Beberapa negara di kawasan ini, seperti Vietnam, Malaysia, Indonesia, dan Filipina, telah memperkenalkan kebijakan Extended Producer Responsibility (EPR), yang mewajibkan produsen untuk bertanggung jawab atas pengolahan atau pembuangan produk mereka setelah digunakan oleh konsumen. Kebijakan ini diharapkan dapat mendorong produsen untuk lebih memperhatikan desain produk yang ramah lingkungan dan berinvestasi dalam infrastruktur daur ulang.
Untuk mengatasi tantangan dan memanfaatkan peluang yang ada, laporan Bain & Company merekomendasikan beberapa langkah berikut:
- Peningkatan Edukasi: Meningkatkan kesadaran masyarakat tentang pentingnya sirkularitas plastik dan peran konsumen dalam proses daur ulang.
- Fokus pada Bahan Fleksibel: Mengembangkan teknologi dan infrastruktur untuk mendaur ulang bahan fleksibel seperti kantong plastik dan film.
- Insentif Daur Ulang: Memberikan insentif kepada konsumen yang mengembalikan wadah plastik untuk didaur ulang.
- Inovasi Teknologi: Mengembangkan aplikasi seluler yang menghubungkan rumah tangga dan bisnis dengan pengumpul limbah plastik.

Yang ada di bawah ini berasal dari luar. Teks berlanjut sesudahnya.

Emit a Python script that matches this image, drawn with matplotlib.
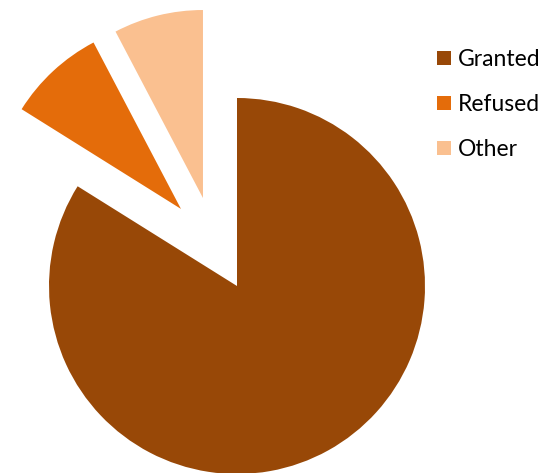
import numpy as np
from matplotlib import pyplot as plt
from matplotlib.patches import Patch

# Slice values (percent)
labels = ['Granted', 'Refused', 'Other']
values = [83.9, 8.4, 7.7]
colors = ['#984807', '#E46C0A', '#FAC090']

# where the exploded slices sit (in pie radii)
offsets = [(0.0, 0.0), (-0.298, 0.410), (-0.181, 0.468)]

plt.rcParams['font.family'] = ['Lato', 'DejaVu Sans']

fig = plt.figure(figsize=(5.5, 4.73), dpi=100)
ax = fig.add_axes([0, 0, 1, 1])

wedges, _ = ax.pie(values, colors=colors, startangle=90, counterclock=False,
                   radius=1.0, wedgeprops=dict(linewidth=0))

# move the small slices out
for w, (dx, dy) in zip(wedges, offsets):
    w.set_center((dx, dy))

ax.set_aspect('auto')
ax.set_xlim(-237 / 188, (550 - 237) / 188)
ax.set_ylim((286 - 473) / 188, 286 / 188)
ax.axis('off')

handles = [Patch(facecolor=c, edgecolor='none', label=l) for l, c in zip(labels, colors)]
fig.legend(handles=handles, loc='upper left', bbox_to_anchor=(437 / 550, 1 - 49 / 473),
           frameon=False, fontsize=16.5, handlelength=0.6, handleheight=0.6,
           handletextpad=0.3, labelspacing=1.05, borderpad=0, borderaxespad=0)

fig.savefig('out.png')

- Pengakuan dan Pemberdayaan Sektor Informal: Mengakui peran penting pekerja informal dan memastikan keselamatan serta kelayakan ekonomi mereka.
Dengan mengatasi tantangan dan menerapkan solusi yang tepat, industri daur ulang plastik di Asia Tenggara dapat berkembang menjadi sektor yang berkelanjutan dan berkontribusi signifikan terhadap perlindungan lingkungan.